_What is needed_
Read the material below and tally how many lines hold the word "draw", giving the number and nothing else.
>> start Data extract
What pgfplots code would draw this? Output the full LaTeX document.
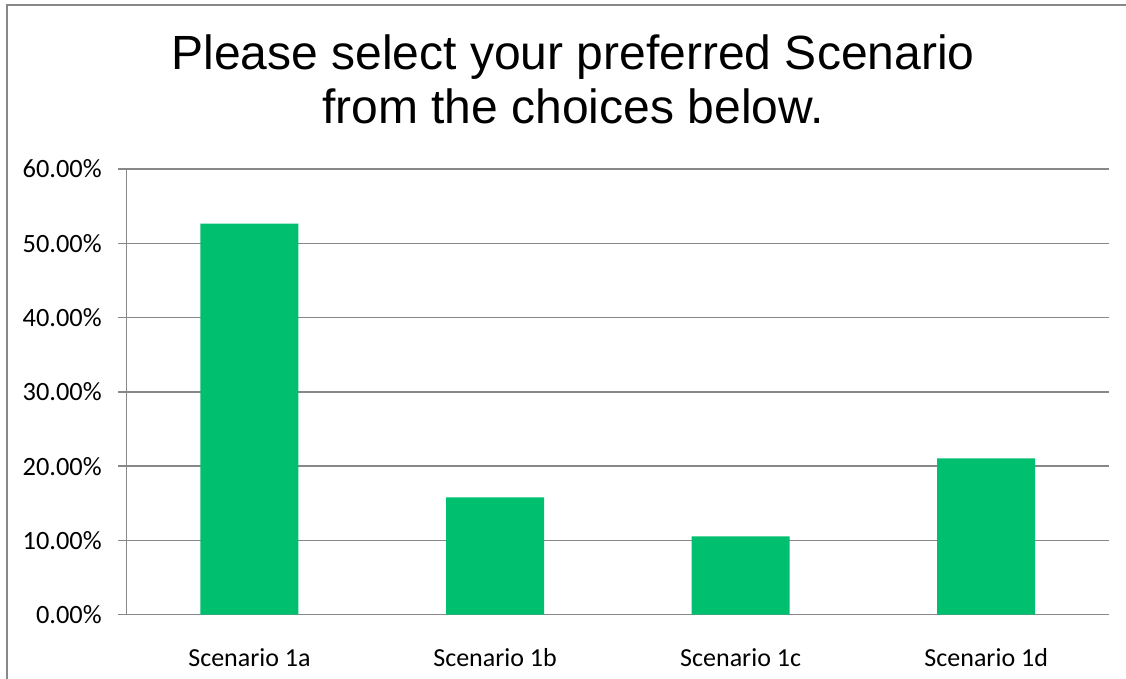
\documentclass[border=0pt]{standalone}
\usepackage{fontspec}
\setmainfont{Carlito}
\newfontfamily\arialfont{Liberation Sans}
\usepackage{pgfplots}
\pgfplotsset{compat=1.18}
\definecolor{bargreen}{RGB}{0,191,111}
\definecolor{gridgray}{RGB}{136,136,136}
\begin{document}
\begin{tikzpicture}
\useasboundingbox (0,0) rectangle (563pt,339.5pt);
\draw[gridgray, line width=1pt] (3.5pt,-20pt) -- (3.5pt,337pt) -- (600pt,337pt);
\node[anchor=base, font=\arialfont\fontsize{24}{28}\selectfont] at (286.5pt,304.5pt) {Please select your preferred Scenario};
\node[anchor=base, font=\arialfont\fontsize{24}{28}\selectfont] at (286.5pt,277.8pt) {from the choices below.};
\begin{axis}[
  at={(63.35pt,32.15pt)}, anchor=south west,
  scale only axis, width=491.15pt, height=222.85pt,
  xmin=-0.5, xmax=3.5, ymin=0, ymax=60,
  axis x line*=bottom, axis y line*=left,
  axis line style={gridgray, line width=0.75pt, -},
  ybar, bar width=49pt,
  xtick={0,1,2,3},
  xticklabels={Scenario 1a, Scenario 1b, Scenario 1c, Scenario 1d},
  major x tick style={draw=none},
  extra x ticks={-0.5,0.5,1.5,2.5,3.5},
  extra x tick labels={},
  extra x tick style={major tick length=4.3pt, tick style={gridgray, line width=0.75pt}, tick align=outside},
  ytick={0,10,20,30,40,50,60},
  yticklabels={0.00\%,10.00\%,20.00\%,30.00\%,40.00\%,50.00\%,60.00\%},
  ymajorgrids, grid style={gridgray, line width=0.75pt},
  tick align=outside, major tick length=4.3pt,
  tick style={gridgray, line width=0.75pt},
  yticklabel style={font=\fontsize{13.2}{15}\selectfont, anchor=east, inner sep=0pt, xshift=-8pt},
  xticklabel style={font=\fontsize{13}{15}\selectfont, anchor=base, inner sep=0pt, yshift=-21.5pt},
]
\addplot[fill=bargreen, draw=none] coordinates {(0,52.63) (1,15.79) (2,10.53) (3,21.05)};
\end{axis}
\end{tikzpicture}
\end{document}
>> end Data extract
_Answer to this problem_
4